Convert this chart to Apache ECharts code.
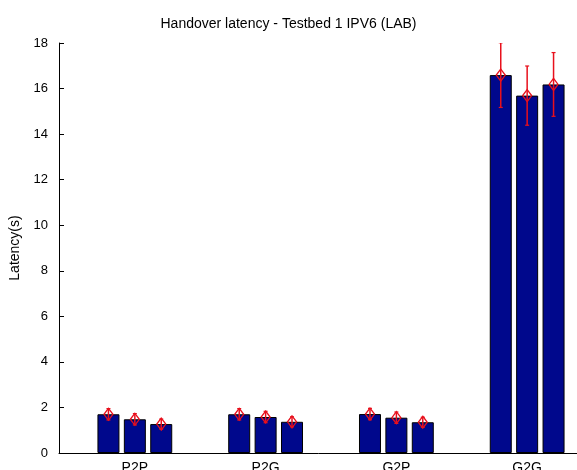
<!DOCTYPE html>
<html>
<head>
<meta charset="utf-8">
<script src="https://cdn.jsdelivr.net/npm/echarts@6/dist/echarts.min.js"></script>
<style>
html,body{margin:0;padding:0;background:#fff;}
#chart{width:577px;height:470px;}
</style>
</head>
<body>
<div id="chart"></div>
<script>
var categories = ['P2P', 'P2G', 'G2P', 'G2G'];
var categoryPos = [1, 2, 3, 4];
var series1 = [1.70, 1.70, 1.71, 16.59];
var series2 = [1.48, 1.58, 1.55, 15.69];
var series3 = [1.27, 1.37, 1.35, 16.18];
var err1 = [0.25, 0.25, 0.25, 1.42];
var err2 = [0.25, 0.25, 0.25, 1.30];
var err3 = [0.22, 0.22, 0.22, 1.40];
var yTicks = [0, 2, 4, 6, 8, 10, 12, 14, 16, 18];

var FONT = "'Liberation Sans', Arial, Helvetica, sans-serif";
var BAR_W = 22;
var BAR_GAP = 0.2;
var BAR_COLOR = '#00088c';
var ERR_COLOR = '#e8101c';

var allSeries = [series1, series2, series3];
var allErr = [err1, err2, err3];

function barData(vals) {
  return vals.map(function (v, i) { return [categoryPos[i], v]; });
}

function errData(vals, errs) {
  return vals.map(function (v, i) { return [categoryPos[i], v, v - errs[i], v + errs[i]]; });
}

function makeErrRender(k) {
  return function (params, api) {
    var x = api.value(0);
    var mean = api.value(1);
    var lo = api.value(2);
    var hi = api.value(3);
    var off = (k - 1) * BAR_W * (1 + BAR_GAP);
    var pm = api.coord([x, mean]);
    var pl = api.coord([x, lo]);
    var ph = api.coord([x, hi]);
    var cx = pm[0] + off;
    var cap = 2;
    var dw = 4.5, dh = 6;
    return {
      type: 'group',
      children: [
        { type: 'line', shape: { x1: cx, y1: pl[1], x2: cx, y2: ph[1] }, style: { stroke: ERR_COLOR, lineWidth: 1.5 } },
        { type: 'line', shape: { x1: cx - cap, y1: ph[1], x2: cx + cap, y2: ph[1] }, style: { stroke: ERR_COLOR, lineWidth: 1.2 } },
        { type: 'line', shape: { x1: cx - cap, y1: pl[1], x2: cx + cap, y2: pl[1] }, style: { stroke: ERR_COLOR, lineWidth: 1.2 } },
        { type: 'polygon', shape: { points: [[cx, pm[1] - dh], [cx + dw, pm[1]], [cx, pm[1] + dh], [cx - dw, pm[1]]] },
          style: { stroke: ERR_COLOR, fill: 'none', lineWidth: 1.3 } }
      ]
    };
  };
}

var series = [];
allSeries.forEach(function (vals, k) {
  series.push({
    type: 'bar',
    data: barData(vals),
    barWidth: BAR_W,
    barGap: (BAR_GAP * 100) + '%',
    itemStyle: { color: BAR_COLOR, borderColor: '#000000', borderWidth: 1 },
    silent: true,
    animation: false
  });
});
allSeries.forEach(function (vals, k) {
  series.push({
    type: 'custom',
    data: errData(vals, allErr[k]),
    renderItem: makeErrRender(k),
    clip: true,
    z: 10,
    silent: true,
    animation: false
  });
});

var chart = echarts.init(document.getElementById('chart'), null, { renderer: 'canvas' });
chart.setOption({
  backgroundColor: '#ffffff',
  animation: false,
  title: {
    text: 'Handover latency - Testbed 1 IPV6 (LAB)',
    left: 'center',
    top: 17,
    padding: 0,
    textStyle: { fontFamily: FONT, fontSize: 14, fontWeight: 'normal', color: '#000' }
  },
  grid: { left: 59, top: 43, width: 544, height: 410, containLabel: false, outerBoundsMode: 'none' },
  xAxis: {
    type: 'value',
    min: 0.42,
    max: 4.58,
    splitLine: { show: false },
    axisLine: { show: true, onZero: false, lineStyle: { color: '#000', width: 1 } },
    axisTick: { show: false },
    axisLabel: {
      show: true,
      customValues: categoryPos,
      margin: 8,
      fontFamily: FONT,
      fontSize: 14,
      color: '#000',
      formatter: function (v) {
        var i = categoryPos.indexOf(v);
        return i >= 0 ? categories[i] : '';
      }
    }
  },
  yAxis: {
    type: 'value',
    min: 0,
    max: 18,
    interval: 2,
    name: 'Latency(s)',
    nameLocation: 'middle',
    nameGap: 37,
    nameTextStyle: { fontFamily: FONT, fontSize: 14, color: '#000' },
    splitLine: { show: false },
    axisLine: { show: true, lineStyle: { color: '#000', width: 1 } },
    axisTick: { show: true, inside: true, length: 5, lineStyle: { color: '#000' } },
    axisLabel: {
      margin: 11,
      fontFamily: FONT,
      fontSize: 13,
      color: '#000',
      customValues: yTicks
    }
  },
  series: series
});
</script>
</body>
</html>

▶ **Given exercise**: Return the material exactly as given, apart from the pictures.

▶ **Reply**:
Convert this chart to Apache ECharts code.
<!DOCTYPE html>
<html>
<head>
<meta charset="utf-8">
<script src="https://cdn.jsdelivr.net/npm/echarts@6/dist/echarts.min.js"></script>
<style>
html,body{margin:0;padding:0;background:#fff;}
#chart{width:577px;height:470px;}
</style>
</head>
<body>
<div id="chart"></div>
<script>
var categories = ['P2P', 'P2G', 'G2P', 'G2G'];
var categoryPos = [1, 2, 3, 4];
var series1 = [1.70, 1.70, 1.71, 16.59];
var series2 = [1.48, 1.58, 1.55, 15.69];
var series3 = [1.27, 1.37, 1.35, 16.18];
var err1 = [0.25, 0.25, 0.25, 1.42];
var err2 = [0.25, 0.25, 0.25, 1.30];
var err3 = [0.22, 0.22, 0.22, 1.40];
var yTicks = [0, 2, 4, 6, 8, 10, 12, 14, 16, 18];

var FONT = "'Liberation Sans', Arial, Helvetica, sans-serif";
var BAR_W = 22;
var BAR_GAP = 0.2;
var BAR_COLOR = '#00088c';
var ERR_COLOR = '#e8101c';

var allSeries = [series1, series2, series3];
var allErr = [err1, err2, err3];

function barData(vals) {
  return vals.map(function (v, i) { return [categoryPos[i], v]; });
}

function errData(vals, errs) {
  return vals.map(function (v, i) { return [categoryPos[i], v, v - errs[i], v + errs[i]]; });
}

function makeErrRender(k) {
  return function (params, api) {
    var x = api.value(0);
    var mean = api.value(1);
    var lo = api.value(2);
    var hi = api.value(3);
    var off = (k - 1) * BAR_W * (1 + BAR_GAP);
    var pm = api.coord([x, mean]);
    var pl = api.coord([x, lo]);
    var ph = api.coord([x, hi]);
    var cx = pm[0] + off;
    var cap = 2;
    var dw = 4.5, dh = 6;
    return {
      type: 'group',
      children: [
        { type: 'line', shape: { x1: cx, y1: pl[1], x2: cx, y2: ph[1] }, style: { stroke: ERR_COLOR, lineWidth: 1.5 } },
        { type: 'line', shape: { x1: cx - cap, y1: ph[1], x2: cx + cap, y2: ph[1] }, style: { stroke: ERR_COLOR, lineWidth: 1.2 } },
        { type: 'line', shape: { x1: cx - cap, y1: pl[1], x2: cx + cap, y2: pl[1] }, style: { stroke: ERR_COLOR, lineWidth: 1.2 } },
        { type: 'polygon', shape: { points: [[cx, pm[1] - dh], [cx + dw, pm[1]], [cx, pm[1] + dh], [cx - dw, pm[1]]] },
          style: { stroke: ERR_COLOR, fill: 'none', lineWidth: 1.3 } }
      ]
    };
  };
}

var series = [];
allSeries.forEach(function (vals, k) {
  series.push({
    type: 'bar',
    data: barData(vals),
    barWidth: BAR_W,
    barGap: (BAR_GAP * 100) + '%',
    itemStyle: { color: BAR_COLOR, borderColor: '#000000', borderWidth: 1 },
    silent: true,
    animation: false
  });
});
allSeries.forEach(function (vals, k) {
  series.push({
    type: 'custom',
    data: errData(vals, allErr[k]),
    renderItem: makeErrRender(k),
    clip: true,
    z: 10,
    silent: true,
    animation: false
  });
});

var chart = echarts.init(document.getElementById('chart'), null, { renderer: 'canvas' });
chart.setOption({
  backgroundColor: '#ffffff',
  animation: false,
  title: {
    text: 'Handover latency - Testbed 1 IPV6 (LAB)',
    left: 'center',
    top: 17,
    padding: 0,
    textStyle: { fontFamily: FONT, fontSize: 14, fontWeight: 'normal', color: '#000' }
  },
  grid: { left: 59, top: 43, width: 544, height: 410, containLabel: false, outerBoundsMode: 'none' },
  xAxis: {
    type: 'value',
    min: 0.42,
    max: 4.58,
    splitLine: { show: false },
    axisLine: { show: true, onZero: false, lineStyle: { color: '#000', width: 1 } },
    axisTick: { show: false },
    axisLabel: {
      show: true,
      customValues: categoryPos,
      margin: 8,
      fontFamily: FONT,
      fontSize: 14,
      color: '#000',
      formatter: function (v) {
        var i = categoryPos.indexOf(v);
        return i >= 0 ? categories[i] : '';
      }
    }
  },
  yAxis: {
    type: 'value',
    min: 0,
    max: 18,
    interval: 2,
    name: 'Latency(s)',
    nameLocation: 'middle',
    nameGap: 37,
    nameTextStyle: { fontFamily: FONT, fontSize: 14, color: '#000' },
    splitLine: { show: false },
    axisLine: { show: true, lineStyle: { color: '#000', width: 1 } },
    axisTick: { show: true, inside: true, length: 5, lineStyle: { color: '#000' } },
    axisLabel: {
      margin: 11,
      fontFamily: FONT,
      fontSize: 13,
      color: '#000',
      customValues: yTicks
    }
  },
  series: series
});
</script>
</body>
</html>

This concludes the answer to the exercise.